Fleurs frissonnantes, grisantes
L’œuvre Attendu tendue est aussi chargée d’une attente désirante, qui au fil des rencontres, des marches et des errances, est devenue le lien qui unit la terre et la mer. Il y a d’un côté celleux qui attendent que la mer soit clémente pour sortir le bateau, qui attendent que la pêche soit fructueuse. De l’autre, celleux qui attendent que la terre donne, que le temps soit propice, que l’année soit bonne. L’œuvre apparaît comme la synthèse du territoire. Un vortex d’histoires, de matières et d’odeurs que les œuvres autour viennent nourrir et compléter. Ainsi, Dissoudre le paysage est une installation murale formée de 40 000 touches à parfum imbibées de quatre odeurs invitant à une promenade dans le parc de la Galerie du Dourven. Les odeurs résultent de cueillettes, de prélèvements et de macérations. Une odeur verte, anisée, conçue à partir de faux cerfeuil. Une seconde plus animale, conçue à partir de jasmin. Une odeur chaude, mêlant le miel et le cuir, qui nous amène à penser les renards et les chevreuils qui habitent le parc en fin de journée et la nuit. Une troisième odeur boisée qui associe les écorces des arbres, notamment du chêne et les rameaux de pins. La quatrième, conçue à partir de hierochloe odorata (avoine odorante ou herbe aux bisons), est une odeur champêtre, amandée, douce et apaisante. En face de l’installation, les vitres des fenêtres donnant sur le parc sont couvertes de vaseline appliquée selon des gestes circulaires et ondulatoires.
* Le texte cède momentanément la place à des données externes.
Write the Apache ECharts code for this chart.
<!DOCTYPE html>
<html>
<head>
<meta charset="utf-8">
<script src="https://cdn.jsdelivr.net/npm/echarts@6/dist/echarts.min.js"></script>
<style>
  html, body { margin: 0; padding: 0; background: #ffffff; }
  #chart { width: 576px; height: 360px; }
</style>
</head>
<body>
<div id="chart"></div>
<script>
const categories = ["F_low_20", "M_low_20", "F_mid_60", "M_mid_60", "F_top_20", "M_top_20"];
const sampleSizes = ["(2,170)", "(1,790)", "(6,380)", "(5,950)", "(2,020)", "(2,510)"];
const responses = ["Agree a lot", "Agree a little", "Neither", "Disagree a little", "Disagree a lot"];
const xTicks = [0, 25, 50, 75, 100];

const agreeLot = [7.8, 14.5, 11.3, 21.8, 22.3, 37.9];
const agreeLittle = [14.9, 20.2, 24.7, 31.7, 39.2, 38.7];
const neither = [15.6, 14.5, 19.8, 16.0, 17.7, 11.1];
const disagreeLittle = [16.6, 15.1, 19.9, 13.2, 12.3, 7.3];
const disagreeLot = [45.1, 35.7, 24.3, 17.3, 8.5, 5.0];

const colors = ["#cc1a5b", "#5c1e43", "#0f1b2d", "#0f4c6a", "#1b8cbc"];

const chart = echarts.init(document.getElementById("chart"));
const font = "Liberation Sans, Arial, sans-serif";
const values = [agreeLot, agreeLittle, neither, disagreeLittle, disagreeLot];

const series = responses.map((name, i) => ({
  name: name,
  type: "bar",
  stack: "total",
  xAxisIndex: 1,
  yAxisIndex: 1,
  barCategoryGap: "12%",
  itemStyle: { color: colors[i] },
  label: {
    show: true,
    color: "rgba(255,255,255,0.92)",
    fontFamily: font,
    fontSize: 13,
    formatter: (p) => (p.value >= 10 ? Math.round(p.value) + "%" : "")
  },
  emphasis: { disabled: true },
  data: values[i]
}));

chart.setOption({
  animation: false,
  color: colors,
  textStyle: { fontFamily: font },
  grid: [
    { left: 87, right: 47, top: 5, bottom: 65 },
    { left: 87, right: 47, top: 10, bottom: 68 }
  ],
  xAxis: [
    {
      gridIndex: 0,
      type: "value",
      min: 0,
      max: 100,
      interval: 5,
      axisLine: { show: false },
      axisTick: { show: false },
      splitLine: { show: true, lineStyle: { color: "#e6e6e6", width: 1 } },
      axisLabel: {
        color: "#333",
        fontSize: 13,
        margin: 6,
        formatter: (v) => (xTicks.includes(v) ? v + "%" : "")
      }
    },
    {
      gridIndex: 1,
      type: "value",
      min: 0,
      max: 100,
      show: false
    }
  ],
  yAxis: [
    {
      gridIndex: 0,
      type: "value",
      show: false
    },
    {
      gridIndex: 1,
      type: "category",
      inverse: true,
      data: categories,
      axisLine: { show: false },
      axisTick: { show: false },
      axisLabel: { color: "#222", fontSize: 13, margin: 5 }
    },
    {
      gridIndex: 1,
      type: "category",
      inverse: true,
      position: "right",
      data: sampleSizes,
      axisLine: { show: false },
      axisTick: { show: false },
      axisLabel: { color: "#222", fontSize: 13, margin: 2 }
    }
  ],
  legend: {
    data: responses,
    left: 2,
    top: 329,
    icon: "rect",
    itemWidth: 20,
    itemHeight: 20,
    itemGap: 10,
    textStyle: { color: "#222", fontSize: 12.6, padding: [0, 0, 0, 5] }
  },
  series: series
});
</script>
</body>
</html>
L’effet produit diffracte la lumière et rappelle les vents ou la présence d’une brume épaisse qui, du fait de l’humidité pesante, accentue les odeurs environnantes. Aussi sensorielles qu’oniriques, l’artiste déploie différentes approches de l’écosystème dont les œuvres sont intimement issues.
En sursis assoupie
Dans cette recherche pour comprendre le lieu et la relation qui la relie à lui, Julie C. Fortier s’autorise à une grande liberté d’association, aux amalgames poétiques et à la spéculation narrative. Elle injecte ainsi de son histoire à l’intérieur de cette exploration à la fois située et resituée. Certaines œuvres proposent des écarts et ouvrent les imaginaires. Au mur, deux photographies participent d’une mythologie ancestrale fabriquée ou fantasmée. L’une présente la baleine (Le cœur de la montagne), l’autre une faille parfaitement triangulaire dans la pierre (La Porte). Julie C. Fortier fantasme à partir de ces pierres érodées et formées au cours des siècles. Par la photographie, elle isole des formes énigmatiques propices à des récits spéculatifs qui pourraient allier les vestiges d’une civilisation perdue à des mythes extraterrestres. Plus loin, incrustées dans le mur, Attention je mords : une dentition de pierre de quartz fait écho à des traces de morsures présentes à d’autres endroits. Il s’agit d’une dentition d’enfant qui participe également à la dimension fictionnelle de l’exposition. Plus loin, des plateaux en inox sont suspendus dans les airs. Ils rappellent aussi bien un banc de poissons argentés, le scintillement des sardines dans l’eau, des leurres de pêche, un collier géant. Dès l’entrée de l’exposition, le sens du goût est introduit par l’objet. Alors, il s’agit de faire image autrement. Les matériaux, les odeurs, l’espace génèrent des images et des expériences reliées à nos propres corps. Sentir le cœur de la montagne apparaît comme une restitution d’un dialogue entre Julie C. Fortier et le Dourven. Un lieu auquel elle a intégré ce qu’elle est, son propre imaginaire et ses souvenirs. Par le temps long et la contemplation, l’artiste nous engage à ressentir l’écosystème au sein duquel nous nous trouvons. Les œuvres, pensées comme des matières mémoires, attrapent nos cellules qui formulent les images et les sons des nos propres souvenirs. L’artiste secoue la dimension archaïque de nos corps, qui, lorsqu’ils sont envisagés comme des somathèques, sont des réservoirs de souvenirs aussi imprévisibles qu’infinis.